**Requirements:**
Transcribe the listing verbatim. Do not carry over any pictures.

**Collected material:**
========================

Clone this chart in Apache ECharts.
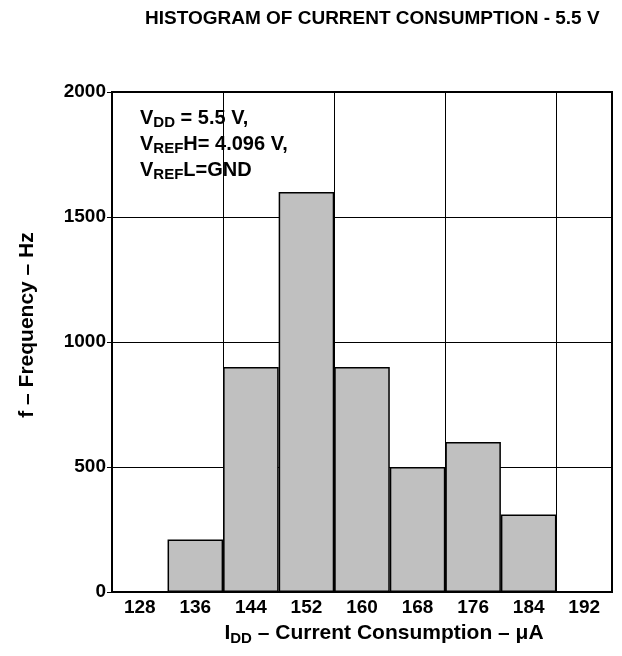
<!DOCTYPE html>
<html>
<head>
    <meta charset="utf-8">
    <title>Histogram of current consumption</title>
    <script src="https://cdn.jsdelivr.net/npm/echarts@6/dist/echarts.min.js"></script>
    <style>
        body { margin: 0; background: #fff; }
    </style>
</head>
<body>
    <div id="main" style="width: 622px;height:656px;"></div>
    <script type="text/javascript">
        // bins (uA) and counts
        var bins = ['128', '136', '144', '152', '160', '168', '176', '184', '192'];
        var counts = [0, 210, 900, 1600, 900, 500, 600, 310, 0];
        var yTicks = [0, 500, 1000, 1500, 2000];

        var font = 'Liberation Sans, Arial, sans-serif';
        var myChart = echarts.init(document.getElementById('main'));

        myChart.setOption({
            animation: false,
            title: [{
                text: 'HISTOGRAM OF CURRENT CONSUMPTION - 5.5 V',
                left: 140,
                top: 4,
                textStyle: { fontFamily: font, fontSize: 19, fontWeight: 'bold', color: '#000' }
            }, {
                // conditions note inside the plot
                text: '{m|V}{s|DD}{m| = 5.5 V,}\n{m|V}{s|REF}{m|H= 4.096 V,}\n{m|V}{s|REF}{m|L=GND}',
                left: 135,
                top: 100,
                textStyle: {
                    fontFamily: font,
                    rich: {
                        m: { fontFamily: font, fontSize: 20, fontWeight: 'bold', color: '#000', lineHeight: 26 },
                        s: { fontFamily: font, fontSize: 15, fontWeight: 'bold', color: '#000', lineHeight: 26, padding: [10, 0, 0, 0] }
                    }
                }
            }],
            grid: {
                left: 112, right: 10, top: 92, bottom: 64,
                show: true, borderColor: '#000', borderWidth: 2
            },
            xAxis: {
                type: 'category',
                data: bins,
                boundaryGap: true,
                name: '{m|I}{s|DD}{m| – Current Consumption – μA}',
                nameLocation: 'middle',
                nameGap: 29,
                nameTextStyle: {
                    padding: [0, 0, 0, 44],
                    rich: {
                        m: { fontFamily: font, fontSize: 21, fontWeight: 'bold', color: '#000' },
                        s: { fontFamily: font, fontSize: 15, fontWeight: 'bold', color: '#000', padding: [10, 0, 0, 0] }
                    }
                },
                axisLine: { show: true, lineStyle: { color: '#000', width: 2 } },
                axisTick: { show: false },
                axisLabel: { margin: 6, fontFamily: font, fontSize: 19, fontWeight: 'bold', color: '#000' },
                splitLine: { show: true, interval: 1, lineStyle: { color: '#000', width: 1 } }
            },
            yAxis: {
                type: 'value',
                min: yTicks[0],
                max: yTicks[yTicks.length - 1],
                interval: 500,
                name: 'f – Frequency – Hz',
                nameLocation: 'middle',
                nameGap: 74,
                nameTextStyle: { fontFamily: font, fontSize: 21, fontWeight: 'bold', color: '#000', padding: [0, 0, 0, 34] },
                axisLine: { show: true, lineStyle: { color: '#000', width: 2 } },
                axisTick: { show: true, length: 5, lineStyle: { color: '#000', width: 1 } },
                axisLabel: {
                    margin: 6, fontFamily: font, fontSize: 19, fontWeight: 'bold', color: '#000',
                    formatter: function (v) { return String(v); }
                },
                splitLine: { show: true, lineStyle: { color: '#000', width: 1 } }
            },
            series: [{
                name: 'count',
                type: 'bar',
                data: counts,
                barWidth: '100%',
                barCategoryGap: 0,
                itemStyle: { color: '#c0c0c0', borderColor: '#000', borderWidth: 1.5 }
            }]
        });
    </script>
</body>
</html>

========================

**Answer below:**
Clone this chart in Apache ECharts.
<!DOCTYPE html>
<html>
<head>
    <meta charset="utf-8">
    <title>Histogram of current consumption</title>
    <script src="https://cdn.jsdelivr.net/npm/echarts@6/dist/echarts.min.js"></script>
    <style>
        body { margin: 0; background: #fff; }
    </style>
</head>
<body>
    <div id="main" style="width: 622px;height:656px;"></div>
    <script type="text/javascript">
        // bins (uA) and counts
        var bins = ['128', '136', '144', '152', '160', '168', '176', '184', '192'];
        var counts = [0, 210, 900, 1600, 900, 500, 600, 310, 0];
        var yTicks = [0, 500, 1000, 1500, 2000];

        var font = 'Liberation Sans, Arial, sans-serif';
        var myChart = echarts.init(document.getElementById('main'));

        myChart.setOption({
            animation: false,
            title: [{
                text: 'HISTOGRAM OF CURRENT CONSUMPTION - 5.5 V',
                left: 140,
                top: 4,
                textStyle: { fontFamily: font, fontSize: 19, fontWeight: 'bold', color: '#000' }
            }, {
                // conditions note inside the plot
                text: '{m|V}{s|DD}{m| = 5.5 V,}\n{m|V}{s|REF}{m|H= 4.096 V,}\n{m|V}{s|REF}{m|L=GND}',
                left: 135,
                top: 100,
                textStyle: {
                    fontFamily: font,
                    rich: {
                        m: { fontFamily: font, fontSize: 20, fontWeight: 'bold', color: '#000', lineHeight: 26 },
                        s: { fontFamily: font, fontSize: 15, fontWeight: 'bold', color: '#000', lineHeight: 26, padding: [10, 0, 0, 0] }
                    }
                }
            }],
            grid: {
                left: 112, right: 10, top: 92, bottom: 64,
                show: true, borderColor: '#000', borderWidth: 2
            },
            xAxis: {
                type: 'category',
                data: bins,
                boundaryGap: true,
                name: '{m|I}{s|DD}{m| – Current Consumption – μA}',
                nameLocation: 'middle',
                nameGap: 29,
                nameTextStyle: {
                    padding: [0, 0, 0, 44],
                    rich: {
                        m: { fontFamily: font, fontSize: 21, fontWeight: 'bold', color: '#000' },
                        s: { fontFamily: font, fontSize: 15, fontWeight: 'bold', color: '#000', padding: [10, 0, 0, 0] }
                    }
                },
                axisLine: { show: true, lineStyle: { color: '#000', width: 2 } },
                axisTick: { show: false },
                axisLabel: { margin: 6, fontFamily: font, fontSize: 19, fontWeight: 'bold', color: '#000' },
                splitLine: { show: true, interval: 1, lineStyle: { color: '#000', width: 1 } }
            },
            yAxis: {
                type: 'value',
                min: yTicks[0],
                max: yTicks[yTicks.length - 1],
                interval: 500,
                name: 'f – Frequency – Hz',
                nameLocation: 'middle',
                nameGap: 74,
                nameTextStyle: { fontFamily: font, fontSize: 21, fontWeight: 'bold', color: '#000', padding: [0, 0, 0, 34] },
                axisLine: { show: true, lineStyle: { color: '#000', width: 2 } },
                axisTick: { show: true, length: 5, lineStyle: { color: '#000', width: 1 } },
                axisLabel: {
                    margin: 6, fontFamily: font, fontSize: 19, fontWeight: 'bold', color: '#000',
                    formatter: function (v) { return String(v); }
                },
                splitLine: { show: true, lineStyle: { color: '#000', width: 1 } }
            },
            series: [{
                name: 'count',
                type: 'bar',
                data: counts,
                barWidth: '100%',
                barCategoryGap: 0,
                itemStyle: { color: '#c0c0c0', borderColor: '#000', borderWidth: 1.5 }
            }]
        });
    </script>
</body>
</html>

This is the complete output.